L’idéologie, souvent empreinte de haine raciale ou nationaliste extrême, agit comme un catalyseur. Elle fournit un sens, un but et un cadre pour l’expression violente de la colère et du ressentiment. Le terroriste solitaire agit non seulement pour semer la terreur dans la société, mais également pour créer une conscience politique radicale, prônant une purification ethnique et la défense d’une identité prétendument menacée. Cette construction idéologique est parfois nourrie par une autodidaxie extrême, où le passage à l’acte se trouve renforcé par des lectures spécifiques, des échanges sur des forums ou des manuels psychologiques consacrés à la violence.
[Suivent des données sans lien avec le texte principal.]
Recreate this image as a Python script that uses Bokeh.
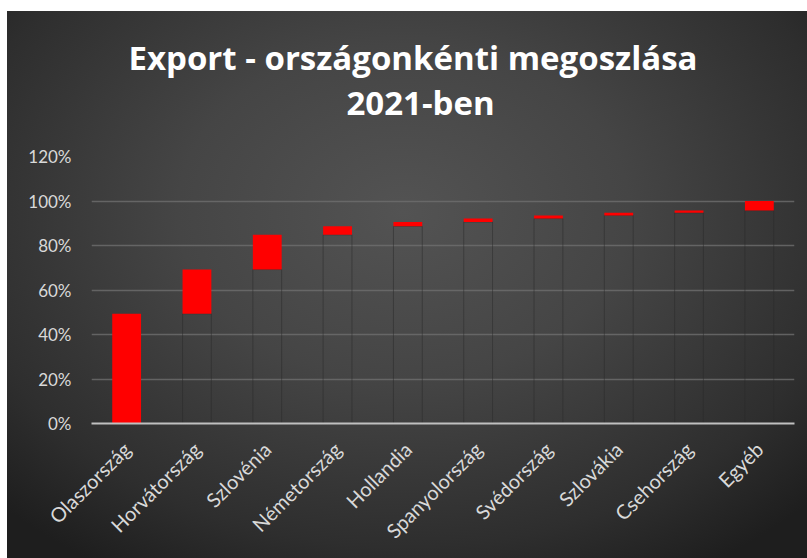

Dans cette logique, l’isolement social et l’absence de résonance collective dans leur parcours ne signifient pas passivité, mais au contraire, une préparation minutieuse et une détermination sans faille. Ces acteurs planifient leurs actions avec une clarté stratégique et une ténacité inhabituelle, ce qui les distingue des profils psychopathes classiques. Leur violence s’exerce à la fois contre des cibles symboliques et contre ceux qu’ils considèrent comme des complices ou rivaux, cherchant à influencer durablement l’opinion et à inspirer d’éventuels imitateurs.

Au-delà de ces dimensions, il est essentiel de reconnaître que leur démarche exprime un besoin profond d’exclusion sociale projetée sur l’Autre, accompagné d’une revendication identitaire violente. Ils ne sont ni de simples malades mentaux ni de simples criminels, mais des acteurs qui mobilisent leur souffrance personnelle, leur frustration sociale et leurs convictions idéologiques pour justifier et orchestrer des actes meurtriers. La compréhension de ces profils impose donc une approche multidimensionnelle, alliant psychologie, sociologie et analyse politique, afin de saisir les mécanismes subtils qui conduisent à la radicalisation et à la violence.

Cette complexité souligne l’importance de dépasser les stéréotypes et les simplifications. Il faut prendre en compte la dynamique de la construction identitaire, l’interaction des troubles psychiques avec l’environnement social, et la force mobilisatrice des idéologies extrêmes. Comprendre ces mécanismes est crucial pour développer des stratégies de prévention efficaces, qui ne se limitent pas à la détection des troubles mentaux mais intègrent aussi la lutte contre l’isolement social et la désaffection politique.